Directive: Leaving out every picture, quote the data below exactly as it appears.

↓↓↓

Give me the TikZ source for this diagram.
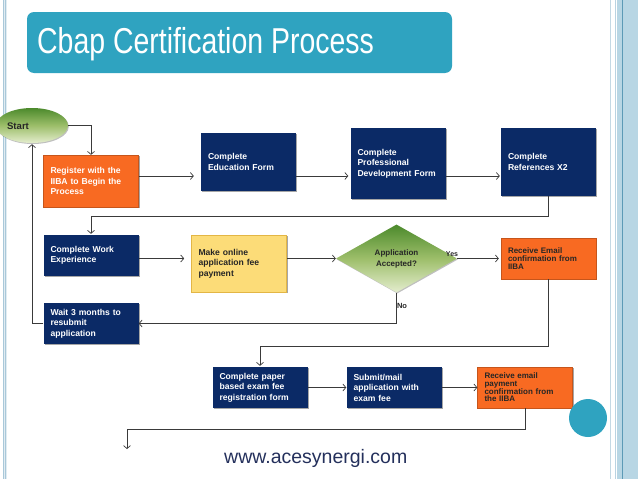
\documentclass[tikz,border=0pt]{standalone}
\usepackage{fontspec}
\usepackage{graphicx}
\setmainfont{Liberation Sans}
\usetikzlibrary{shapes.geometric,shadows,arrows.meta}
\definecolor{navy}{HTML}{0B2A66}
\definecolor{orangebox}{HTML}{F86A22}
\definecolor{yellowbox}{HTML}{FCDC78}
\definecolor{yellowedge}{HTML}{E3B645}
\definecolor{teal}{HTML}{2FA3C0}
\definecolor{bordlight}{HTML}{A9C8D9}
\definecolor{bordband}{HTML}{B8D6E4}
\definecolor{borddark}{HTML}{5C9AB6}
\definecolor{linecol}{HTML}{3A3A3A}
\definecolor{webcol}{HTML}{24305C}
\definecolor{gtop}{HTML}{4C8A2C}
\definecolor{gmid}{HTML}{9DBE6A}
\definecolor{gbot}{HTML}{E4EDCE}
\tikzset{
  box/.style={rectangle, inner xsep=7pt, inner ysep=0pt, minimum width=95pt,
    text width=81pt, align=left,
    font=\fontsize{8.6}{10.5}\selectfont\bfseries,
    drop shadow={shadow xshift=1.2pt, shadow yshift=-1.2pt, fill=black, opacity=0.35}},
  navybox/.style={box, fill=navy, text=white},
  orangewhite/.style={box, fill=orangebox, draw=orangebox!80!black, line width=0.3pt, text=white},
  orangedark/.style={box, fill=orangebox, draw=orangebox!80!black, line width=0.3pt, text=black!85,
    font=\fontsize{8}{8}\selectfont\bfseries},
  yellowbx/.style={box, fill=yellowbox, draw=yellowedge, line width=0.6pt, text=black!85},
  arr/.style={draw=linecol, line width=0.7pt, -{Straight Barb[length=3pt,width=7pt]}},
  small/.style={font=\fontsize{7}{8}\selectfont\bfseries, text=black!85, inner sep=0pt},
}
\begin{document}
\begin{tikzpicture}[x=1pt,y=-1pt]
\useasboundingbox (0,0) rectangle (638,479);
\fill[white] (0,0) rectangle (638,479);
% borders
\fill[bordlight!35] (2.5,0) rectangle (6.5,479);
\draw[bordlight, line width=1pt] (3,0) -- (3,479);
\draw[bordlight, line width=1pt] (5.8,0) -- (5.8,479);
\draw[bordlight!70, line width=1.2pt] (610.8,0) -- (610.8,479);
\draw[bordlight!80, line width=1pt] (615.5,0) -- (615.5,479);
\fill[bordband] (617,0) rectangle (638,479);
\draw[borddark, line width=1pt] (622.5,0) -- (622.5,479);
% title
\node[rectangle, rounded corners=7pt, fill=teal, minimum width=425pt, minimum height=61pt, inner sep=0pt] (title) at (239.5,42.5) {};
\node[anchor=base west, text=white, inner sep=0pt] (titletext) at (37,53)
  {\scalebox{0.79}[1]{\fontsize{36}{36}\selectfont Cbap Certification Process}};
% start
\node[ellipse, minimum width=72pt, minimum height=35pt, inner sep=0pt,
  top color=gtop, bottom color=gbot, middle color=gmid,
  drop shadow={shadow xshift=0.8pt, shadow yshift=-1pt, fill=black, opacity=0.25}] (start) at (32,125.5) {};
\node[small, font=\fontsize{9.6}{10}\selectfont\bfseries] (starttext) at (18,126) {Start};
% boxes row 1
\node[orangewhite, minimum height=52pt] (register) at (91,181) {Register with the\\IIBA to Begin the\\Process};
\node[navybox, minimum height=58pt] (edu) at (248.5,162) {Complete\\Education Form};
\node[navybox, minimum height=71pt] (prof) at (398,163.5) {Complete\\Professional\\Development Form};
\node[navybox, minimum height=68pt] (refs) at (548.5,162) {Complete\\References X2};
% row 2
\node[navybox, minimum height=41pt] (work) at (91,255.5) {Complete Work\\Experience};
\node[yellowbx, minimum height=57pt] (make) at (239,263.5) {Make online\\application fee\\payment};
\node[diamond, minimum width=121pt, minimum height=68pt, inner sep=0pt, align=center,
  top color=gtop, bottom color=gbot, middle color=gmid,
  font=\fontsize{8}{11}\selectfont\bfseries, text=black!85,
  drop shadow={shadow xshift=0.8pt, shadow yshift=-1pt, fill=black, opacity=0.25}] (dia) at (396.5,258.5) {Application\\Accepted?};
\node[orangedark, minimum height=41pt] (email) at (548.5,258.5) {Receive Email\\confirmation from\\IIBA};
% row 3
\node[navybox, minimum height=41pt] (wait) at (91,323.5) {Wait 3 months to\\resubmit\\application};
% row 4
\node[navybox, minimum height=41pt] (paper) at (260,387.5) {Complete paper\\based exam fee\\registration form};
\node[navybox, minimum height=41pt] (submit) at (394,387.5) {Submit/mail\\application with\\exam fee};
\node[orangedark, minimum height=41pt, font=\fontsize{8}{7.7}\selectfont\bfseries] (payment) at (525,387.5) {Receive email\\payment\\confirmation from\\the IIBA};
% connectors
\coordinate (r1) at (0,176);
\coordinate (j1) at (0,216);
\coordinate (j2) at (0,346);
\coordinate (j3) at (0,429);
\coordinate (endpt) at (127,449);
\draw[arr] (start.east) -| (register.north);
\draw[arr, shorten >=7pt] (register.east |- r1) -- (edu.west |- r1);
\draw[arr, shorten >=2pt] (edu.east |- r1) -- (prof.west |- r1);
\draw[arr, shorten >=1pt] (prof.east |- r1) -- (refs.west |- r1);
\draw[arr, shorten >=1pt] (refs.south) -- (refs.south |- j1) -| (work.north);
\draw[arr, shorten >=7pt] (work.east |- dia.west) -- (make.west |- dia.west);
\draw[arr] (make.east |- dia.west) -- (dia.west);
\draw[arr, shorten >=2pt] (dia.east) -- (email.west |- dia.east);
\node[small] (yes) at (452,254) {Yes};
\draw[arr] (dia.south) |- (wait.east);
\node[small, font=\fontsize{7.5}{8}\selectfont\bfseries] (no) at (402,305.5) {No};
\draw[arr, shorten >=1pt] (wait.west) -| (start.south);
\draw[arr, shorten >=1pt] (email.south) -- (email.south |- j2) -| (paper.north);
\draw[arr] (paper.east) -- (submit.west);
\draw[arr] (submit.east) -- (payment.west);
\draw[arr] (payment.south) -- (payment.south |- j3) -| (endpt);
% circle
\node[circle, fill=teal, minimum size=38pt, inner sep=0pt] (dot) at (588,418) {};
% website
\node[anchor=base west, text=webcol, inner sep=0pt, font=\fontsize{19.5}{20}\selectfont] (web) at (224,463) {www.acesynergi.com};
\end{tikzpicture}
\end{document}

↑↑↑

Solution for this task:
Give me the TikZ source for this diagram.
\documentclass[tikz,border=0pt]{standalone}
\usepackage{fontspec}
\usepackage{graphicx}
\setmainfont{Liberation Sans}
\usetikzlibrary{shapes.geometric,shadows,arrows.meta}
\definecolor{navy}{HTML}{0B2A66}
\definecolor{orangebox}{HTML}{F86A22}
\definecolor{yellowbox}{HTML}{FCDC78}
\definecolor{yellowedge}{HTML}{E3B645}
\definecolor{teal}{HTML}{2FA3C0}
\definecolor{bordlight}{HTML}{A9C8D9}
\definecolor{bordband}{HTML}{B8D6E4}
\definecolor{borddark}{HTML}{5C9AB6}
\definecolor{linecol}{HTML}{3A3A3A}
\definecolor{webcol}{HTML}{24305C}
\definecolor{gtop}{HTML}{4C8A2C}
\definecolor{gmid}{HTML}{9DBE6A}
\definecolor{gbot}{HTML}{E4EDCE}
\tikzset{
  box/.style={rectangle, inner xsep=7pt, inner ysep=0pt, minimum width=95pt,
    text width=81pt, align=left,
    font=\fontsize{8.6}{10.5}\selectfont\bfseries,
    drop shadow={shadow xshift=1.2pt, shadow yshift=-1.2pt, fill=black, opacity=0.35}},
  navybox/.style={box, fill=navy, text=white},
  orangewhite/.style={box, fill=orangebox, draw=orangebox!80!black, line width=0.3pt, text=white},
  orangedark/.style={box, fill=orangebox, draw=orangebox!80!black, line width=0.3pt, text=black!85,
    font=\fontsize{8}{8}\selectfont\bfseries},
  yellowbx/.style={box, fill=yellowbox, draw=yellowedge, line width=0.6pt, text=black!85},
  arr/.style={draw=linecol, line width=0.7pt, -{Straight Barb[length=3pt,width=7pt]}},
  small/.style={font=\fontsize{7}{8}\selectfont\bfseries, text=black!85, inner sep=0pt},
}
\begin{document}
\begin{tikzpicture}[x=1pt,y=-1pt]
\useasboundingbox (0,0) rectangle (638,479);
\fill[white] (0,0) rectangle (638,479);
% borders
\fill[bordlight!35] (2.5,0) rectangle (6.5,479);
\draw[bordlight, line width=1pt] (3,0) -- (3,479);
\draw[bordlight, line width=1pt] (5.8,0) -- (5.8,479);
\draw[bordlight!70, line width=1.2pt] (610.8,0) -- (610.8,479);
\draw[bordlight!80, line width=1pt] (615.5,0) -- (615.5,479);
\fill[bordband] (617,0) rectangle (638,479);
\draw[borddark, line width=1pt] (622.5,0) -- (622.5,479);
% title
\node[rectangle, rounded corners=7pt, fill=teal, minimum width=425pt, minimum height=61pt, inner sep=0pt] (title) at (239.5,42.5) {};
\node[anchor=base west, text=white, inner sep=0pt] (titletext) at (37,53)
  {\scalebox{0.79}[1]{\fontsize{36}{36}\selectfont Cbap Certification Process}};
% start
\node[ellipse, minimum width=72pt, minimum height=35pt, inner sep=0pt,
  top color=gtop, bottom color=gbot, middle color=gmid,
  drop shadow={shadow xshift=0.8pt, shadow yshift=-1pt, fill=black, opacity=0.25}] (start) at (32,125.5) {};
\node[small, font=\fontsize{9.6}{10}\selectfont\bfseries] (starttext) at (18,126) {Start};
% boxes row 1
\node[orangewhite, minimum height=52pt] (register) at (91,181) {Register with the\\IIBA to Begin the\\Process};
\node[navybox, minimum height=58pt] (edu) at (248.5,162) {Complete\\Education Form};
\node[navybox, minimum height=71pt] (prof) at (398,163.5) {Complete\\Professional\\Development Form};
\node[navybox, minimum height=68pt] (refs) at (548.5,162) {Complete\\References X2};
% row 2
\node[navybox, minimum height=41pt] (work) at (91,255.5) {Complete Work\\Experience};
\node[yellowbx, minimum height=57pt] (make) at (239,263.5) {Make online\\application fee\\payment};
\node[diamond, minimum width=121pt, minimum height=68pt, inner sep=0pt, align=center,
  top color=gtop, bottom color=gbot, middle color=gmid,
  font=\fontsize{8}{11}\selectfont\bfseries, text=black!85,
  drop shadow={shadow xshift=0.8pt, shadow yshift=-1pt, fill=black, opacity=0.25}] (dia) at (396.5,258.5) {Application\\Accepted?};
\node[orangedark, minimum height=41pt] (email) at (548.5,258.5) {Receive Email\\confirmation from\\IIBA};
% row 3
\node[navybox, minimum height=41pt] (wait) at (91,323.5) {Wait 3 months to\\resubmit\\application};
% row 4
\node[navybox, minimum height=41pt] (paper) at (260,387.5) {Complete paper\\based exam fee\\registration form};
\node[navybox, minimum height=41pt] (submit) at (394,387.5) {Submit/mail\\application with\\exam fee};
\node[orangedark, minimum height=41pt, font=\fontsize{8}{7.7}\selectfont\bfseries] (payment) at (525,387.5) {Receive email\\payment\\confirmation from\\the IIBA};
% connectors
\coordinate (r1) at (0,176);
\coordinate (j1) at (0,216);
\coordinate (j2) at (0,346);
\coordinate (j3) at (0,429);
\coordinate (endpt) at (127,449);
\draw[arr] (start.east) -| (register.north);
\draw[arr, shorten >=7pt] (register.east |- r1) -- (edu.west |- r1);
\draw[arr, shorten >=2pt] (edu.east |- r1) -- (prof.west |- r1);
\draw[arr, shorten >=1pt] (prof.east |- r1) -- (refs.west |- r1);
\draw[arr, shorten >=1pt] (refs.south) -- (refs.south |- j1) -| (work.north);
\draw[arr, shorten >=7pt] (work.east |- dia.west) -- (make.west |- dia.west);
\draw[arr] (make.east |- dia.west) -- (dia.west);
\draw[arr, shorten >=2pt] (dia.east) -- (email.west |- dia.east);
\node[small] (yes) at (452,254) {Yes};
\draw[arr] (dia.south) |- (wait.east);
\node[small, font=\fontsize{7.5}{8}\selectfont\bfseries] (no) at (402,305.5) {No};
\draw[arr, shorten >=1pt] (wait.west) -| (start.south);
\draw[arr, shorten >=1pt] (email.south) -- (email.south |- j2) -| (paper.north);
\draw[arr] (paper.east) -- (submit.west);
\draw[arr] (submit.east) -- (payment.west);
\draw[arr] (payment.south) -- (payment.south |- j3) -| (endpt);
% circle
\node[circle, fill=teal, minimum size=38pt, inner sep=0pt] (dot) at (588,418) {};
% website
\node[anchor=base west, text=webcol, inner sep=0pt, font=\fontsize{19.5}{20}\selectfont] (web) at (224,463) {www.acesynergi.com};
\end{tikzpicture}
\end{document}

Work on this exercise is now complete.